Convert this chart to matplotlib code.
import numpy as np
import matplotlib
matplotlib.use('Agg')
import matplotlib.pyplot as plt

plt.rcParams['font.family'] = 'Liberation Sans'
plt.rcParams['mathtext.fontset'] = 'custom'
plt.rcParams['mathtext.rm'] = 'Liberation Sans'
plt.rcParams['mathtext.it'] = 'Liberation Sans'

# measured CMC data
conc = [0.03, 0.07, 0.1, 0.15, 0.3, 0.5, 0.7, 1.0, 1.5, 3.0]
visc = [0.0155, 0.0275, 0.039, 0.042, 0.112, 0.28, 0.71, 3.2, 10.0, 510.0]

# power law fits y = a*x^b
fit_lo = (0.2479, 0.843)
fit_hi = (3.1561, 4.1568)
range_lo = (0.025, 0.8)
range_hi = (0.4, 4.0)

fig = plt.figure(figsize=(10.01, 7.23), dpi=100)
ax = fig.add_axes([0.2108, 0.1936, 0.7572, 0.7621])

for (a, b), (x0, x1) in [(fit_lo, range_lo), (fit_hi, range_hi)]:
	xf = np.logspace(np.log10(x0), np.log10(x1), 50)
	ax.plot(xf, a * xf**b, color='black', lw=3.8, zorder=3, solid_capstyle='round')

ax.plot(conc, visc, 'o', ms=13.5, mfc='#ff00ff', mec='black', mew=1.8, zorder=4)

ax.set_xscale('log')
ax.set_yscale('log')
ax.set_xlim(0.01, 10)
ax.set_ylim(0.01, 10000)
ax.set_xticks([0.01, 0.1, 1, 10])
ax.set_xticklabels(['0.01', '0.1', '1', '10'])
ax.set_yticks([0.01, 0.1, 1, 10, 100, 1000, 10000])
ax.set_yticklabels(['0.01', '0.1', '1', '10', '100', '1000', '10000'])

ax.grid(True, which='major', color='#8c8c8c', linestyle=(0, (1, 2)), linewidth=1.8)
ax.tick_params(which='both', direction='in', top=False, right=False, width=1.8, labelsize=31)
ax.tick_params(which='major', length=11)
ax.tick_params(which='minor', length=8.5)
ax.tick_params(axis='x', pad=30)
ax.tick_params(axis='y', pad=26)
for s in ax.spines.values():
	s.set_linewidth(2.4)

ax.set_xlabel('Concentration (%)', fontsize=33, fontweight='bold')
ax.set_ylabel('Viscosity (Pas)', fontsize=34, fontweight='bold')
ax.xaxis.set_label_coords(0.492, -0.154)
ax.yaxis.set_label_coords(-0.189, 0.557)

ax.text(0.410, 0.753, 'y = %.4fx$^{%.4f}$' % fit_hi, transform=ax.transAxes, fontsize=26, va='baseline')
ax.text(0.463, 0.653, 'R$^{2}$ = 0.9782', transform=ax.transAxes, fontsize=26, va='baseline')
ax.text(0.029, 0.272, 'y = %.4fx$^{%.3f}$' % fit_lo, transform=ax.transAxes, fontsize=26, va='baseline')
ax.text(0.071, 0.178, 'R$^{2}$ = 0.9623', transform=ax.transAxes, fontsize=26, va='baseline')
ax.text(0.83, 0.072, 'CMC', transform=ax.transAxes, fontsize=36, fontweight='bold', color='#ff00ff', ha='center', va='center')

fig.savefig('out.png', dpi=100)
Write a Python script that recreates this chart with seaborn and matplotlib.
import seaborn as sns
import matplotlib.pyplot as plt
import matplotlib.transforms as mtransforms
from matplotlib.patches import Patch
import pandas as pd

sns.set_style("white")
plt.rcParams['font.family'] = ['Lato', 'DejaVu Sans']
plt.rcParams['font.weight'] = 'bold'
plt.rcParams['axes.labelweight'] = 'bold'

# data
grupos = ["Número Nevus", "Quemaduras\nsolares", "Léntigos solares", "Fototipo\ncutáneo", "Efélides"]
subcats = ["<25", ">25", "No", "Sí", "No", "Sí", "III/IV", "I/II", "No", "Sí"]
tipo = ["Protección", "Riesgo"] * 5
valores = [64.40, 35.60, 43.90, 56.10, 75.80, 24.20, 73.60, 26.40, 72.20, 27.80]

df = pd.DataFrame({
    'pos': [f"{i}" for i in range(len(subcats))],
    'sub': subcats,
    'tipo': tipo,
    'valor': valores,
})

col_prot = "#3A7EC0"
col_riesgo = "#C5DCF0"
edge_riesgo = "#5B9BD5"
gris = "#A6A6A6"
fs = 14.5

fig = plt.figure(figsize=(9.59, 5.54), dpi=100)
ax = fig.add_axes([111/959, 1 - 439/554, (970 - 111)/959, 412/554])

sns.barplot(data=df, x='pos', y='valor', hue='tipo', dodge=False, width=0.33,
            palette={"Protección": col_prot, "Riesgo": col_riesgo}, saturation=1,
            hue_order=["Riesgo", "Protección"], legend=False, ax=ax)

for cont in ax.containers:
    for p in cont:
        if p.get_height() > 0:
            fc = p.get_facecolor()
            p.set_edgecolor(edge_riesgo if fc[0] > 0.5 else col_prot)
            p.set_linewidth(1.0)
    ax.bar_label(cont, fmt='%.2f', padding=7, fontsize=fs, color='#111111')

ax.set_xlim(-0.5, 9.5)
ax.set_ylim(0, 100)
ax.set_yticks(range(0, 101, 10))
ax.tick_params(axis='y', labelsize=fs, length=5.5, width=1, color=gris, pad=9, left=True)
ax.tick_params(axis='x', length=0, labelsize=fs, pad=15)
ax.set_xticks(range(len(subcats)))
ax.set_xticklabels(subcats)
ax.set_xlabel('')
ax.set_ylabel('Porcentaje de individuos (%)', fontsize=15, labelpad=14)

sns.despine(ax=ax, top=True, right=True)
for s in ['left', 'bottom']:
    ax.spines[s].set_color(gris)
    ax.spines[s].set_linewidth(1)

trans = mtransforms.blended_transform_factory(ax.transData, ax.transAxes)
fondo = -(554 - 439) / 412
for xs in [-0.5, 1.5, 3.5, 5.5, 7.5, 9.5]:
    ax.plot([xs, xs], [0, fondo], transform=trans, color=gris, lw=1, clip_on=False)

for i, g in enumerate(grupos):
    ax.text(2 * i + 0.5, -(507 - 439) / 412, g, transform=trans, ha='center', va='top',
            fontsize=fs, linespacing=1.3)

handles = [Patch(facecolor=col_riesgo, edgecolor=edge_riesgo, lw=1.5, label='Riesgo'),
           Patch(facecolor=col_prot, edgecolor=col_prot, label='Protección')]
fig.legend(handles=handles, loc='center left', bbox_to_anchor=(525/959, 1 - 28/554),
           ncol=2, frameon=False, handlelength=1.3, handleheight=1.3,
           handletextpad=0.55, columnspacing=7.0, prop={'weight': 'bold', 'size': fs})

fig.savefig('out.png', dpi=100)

Task
Beginning with the line containing "Write a Python" and ending with the line containing "import pandas as pd", extract those lines exactly from the listing above, and only those.

Answer to this exercise
Write a Python script that recreates this chart with seaborn and matplotlib.
import seaborn as sns
import matplotlib.pyplot as plt
import matplotlib.transforms as mtransforms
from matplotlib.patches import Patch
import pandas as pd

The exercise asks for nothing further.